*DATA SHOWN*
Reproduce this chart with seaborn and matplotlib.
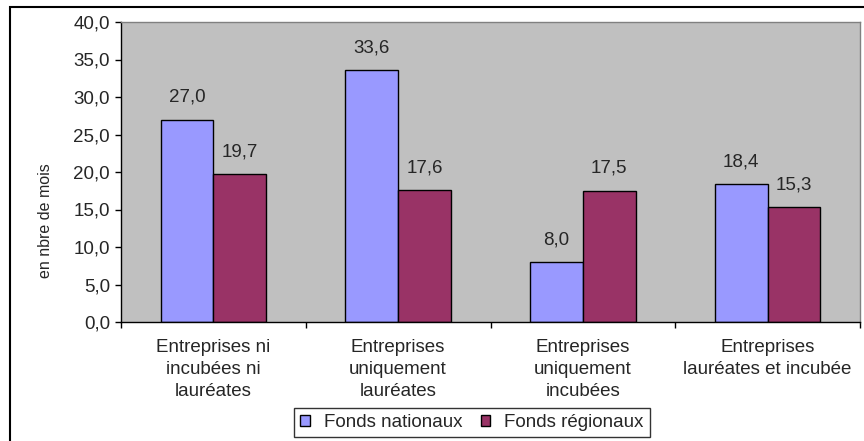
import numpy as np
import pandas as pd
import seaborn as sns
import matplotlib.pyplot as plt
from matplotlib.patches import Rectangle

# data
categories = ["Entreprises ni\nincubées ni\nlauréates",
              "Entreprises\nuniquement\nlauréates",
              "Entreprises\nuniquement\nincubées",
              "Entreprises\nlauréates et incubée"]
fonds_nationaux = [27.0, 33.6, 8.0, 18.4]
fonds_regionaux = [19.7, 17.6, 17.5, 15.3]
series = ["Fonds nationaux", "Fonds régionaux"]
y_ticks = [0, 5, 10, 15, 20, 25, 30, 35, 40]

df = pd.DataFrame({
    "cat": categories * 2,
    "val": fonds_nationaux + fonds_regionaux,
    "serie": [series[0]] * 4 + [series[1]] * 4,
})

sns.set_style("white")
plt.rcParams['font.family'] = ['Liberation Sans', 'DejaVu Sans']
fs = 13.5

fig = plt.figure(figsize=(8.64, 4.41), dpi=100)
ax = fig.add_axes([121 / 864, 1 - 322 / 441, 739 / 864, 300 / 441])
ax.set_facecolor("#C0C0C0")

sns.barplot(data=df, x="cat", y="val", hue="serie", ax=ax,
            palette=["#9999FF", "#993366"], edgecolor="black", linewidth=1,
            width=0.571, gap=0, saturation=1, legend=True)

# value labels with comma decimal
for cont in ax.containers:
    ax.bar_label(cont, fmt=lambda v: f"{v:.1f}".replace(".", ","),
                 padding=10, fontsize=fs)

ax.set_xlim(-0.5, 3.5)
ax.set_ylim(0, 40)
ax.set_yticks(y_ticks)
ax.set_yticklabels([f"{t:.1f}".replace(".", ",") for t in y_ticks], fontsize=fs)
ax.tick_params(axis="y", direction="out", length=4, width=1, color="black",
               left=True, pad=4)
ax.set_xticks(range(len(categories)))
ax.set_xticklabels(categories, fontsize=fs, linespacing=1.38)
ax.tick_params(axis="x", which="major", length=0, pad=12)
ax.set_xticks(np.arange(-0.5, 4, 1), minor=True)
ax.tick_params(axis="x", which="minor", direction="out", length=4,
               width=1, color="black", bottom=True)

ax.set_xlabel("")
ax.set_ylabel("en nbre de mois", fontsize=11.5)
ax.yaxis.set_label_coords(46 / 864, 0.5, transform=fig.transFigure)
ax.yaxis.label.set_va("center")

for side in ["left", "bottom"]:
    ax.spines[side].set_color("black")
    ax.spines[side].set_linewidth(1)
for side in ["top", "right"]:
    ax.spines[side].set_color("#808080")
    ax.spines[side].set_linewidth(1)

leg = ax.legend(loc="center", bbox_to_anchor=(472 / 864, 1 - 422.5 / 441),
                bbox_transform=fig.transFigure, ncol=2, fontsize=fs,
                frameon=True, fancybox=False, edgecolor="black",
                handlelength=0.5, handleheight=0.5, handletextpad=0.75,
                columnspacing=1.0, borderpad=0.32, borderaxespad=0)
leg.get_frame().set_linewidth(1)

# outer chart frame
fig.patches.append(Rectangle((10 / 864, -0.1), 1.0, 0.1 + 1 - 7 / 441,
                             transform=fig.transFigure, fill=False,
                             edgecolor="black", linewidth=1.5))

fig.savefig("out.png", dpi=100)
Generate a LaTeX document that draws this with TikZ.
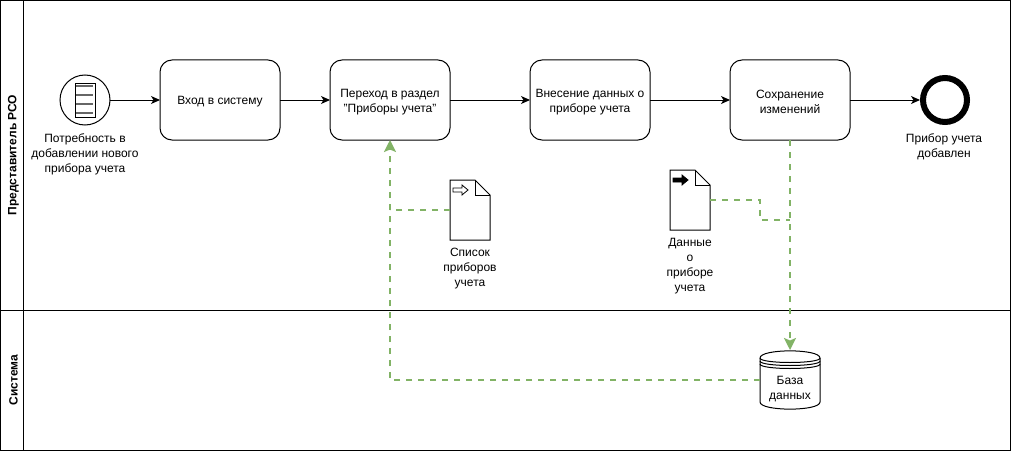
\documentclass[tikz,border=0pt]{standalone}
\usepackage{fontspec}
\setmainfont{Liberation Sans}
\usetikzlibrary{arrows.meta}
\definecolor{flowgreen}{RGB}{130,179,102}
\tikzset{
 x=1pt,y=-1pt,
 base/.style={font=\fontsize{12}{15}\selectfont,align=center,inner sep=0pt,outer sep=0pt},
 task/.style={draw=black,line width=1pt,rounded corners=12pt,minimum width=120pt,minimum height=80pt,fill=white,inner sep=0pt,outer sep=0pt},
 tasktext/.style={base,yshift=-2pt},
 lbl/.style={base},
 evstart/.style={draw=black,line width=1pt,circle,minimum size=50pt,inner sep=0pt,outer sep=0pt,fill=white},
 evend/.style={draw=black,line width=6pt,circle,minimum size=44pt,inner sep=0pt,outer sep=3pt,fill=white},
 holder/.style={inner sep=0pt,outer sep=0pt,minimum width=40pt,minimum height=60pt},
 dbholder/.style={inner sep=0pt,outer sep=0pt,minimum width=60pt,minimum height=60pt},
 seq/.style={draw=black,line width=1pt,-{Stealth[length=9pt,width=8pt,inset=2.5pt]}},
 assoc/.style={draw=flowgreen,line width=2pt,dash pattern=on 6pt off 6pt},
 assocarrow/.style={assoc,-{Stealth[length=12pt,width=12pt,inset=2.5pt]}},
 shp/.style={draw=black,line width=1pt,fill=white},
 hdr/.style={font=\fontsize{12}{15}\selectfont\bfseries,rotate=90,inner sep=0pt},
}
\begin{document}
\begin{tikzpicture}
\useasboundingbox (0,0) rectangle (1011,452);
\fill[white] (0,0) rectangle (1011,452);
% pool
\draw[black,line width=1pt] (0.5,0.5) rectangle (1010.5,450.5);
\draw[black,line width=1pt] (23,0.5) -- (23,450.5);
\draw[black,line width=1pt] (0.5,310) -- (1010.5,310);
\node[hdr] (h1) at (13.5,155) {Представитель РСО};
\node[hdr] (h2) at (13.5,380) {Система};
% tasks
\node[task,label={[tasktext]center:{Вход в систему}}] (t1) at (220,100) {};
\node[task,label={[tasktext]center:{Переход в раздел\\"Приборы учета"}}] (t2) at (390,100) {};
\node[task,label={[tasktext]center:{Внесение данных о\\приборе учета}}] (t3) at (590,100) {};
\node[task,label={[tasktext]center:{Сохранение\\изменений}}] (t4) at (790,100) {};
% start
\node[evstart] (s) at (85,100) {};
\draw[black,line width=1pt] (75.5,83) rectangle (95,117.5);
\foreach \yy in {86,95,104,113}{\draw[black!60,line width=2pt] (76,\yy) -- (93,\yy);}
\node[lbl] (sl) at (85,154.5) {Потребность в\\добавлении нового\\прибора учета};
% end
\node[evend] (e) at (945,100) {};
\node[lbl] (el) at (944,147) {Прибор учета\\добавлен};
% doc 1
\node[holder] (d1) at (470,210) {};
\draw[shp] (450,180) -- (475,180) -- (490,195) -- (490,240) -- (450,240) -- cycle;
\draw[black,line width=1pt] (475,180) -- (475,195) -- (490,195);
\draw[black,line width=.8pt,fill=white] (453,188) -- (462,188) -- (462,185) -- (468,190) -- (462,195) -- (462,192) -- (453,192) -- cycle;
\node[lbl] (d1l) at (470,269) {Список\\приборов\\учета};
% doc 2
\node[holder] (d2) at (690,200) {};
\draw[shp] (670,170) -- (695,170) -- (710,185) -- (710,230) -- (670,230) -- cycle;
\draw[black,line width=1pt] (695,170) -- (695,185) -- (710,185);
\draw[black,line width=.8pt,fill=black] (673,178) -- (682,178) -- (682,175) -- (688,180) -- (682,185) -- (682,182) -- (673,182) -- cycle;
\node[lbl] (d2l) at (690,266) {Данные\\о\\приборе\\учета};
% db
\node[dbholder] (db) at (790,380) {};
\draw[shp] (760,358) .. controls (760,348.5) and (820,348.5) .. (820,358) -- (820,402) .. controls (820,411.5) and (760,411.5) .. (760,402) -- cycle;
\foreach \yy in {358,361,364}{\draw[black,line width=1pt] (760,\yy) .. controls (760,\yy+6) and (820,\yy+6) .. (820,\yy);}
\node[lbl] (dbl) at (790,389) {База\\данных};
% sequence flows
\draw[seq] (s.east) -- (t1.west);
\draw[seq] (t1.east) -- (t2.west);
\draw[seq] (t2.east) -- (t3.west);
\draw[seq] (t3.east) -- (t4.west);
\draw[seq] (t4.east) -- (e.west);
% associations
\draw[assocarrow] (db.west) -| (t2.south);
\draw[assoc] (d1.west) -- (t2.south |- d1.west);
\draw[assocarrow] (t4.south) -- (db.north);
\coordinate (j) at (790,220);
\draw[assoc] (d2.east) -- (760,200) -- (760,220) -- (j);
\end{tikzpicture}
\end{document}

*STATED TASK*
Report only the number of lines that hold the string "seaborn" in this listing.

*FULL RESPONSE*
2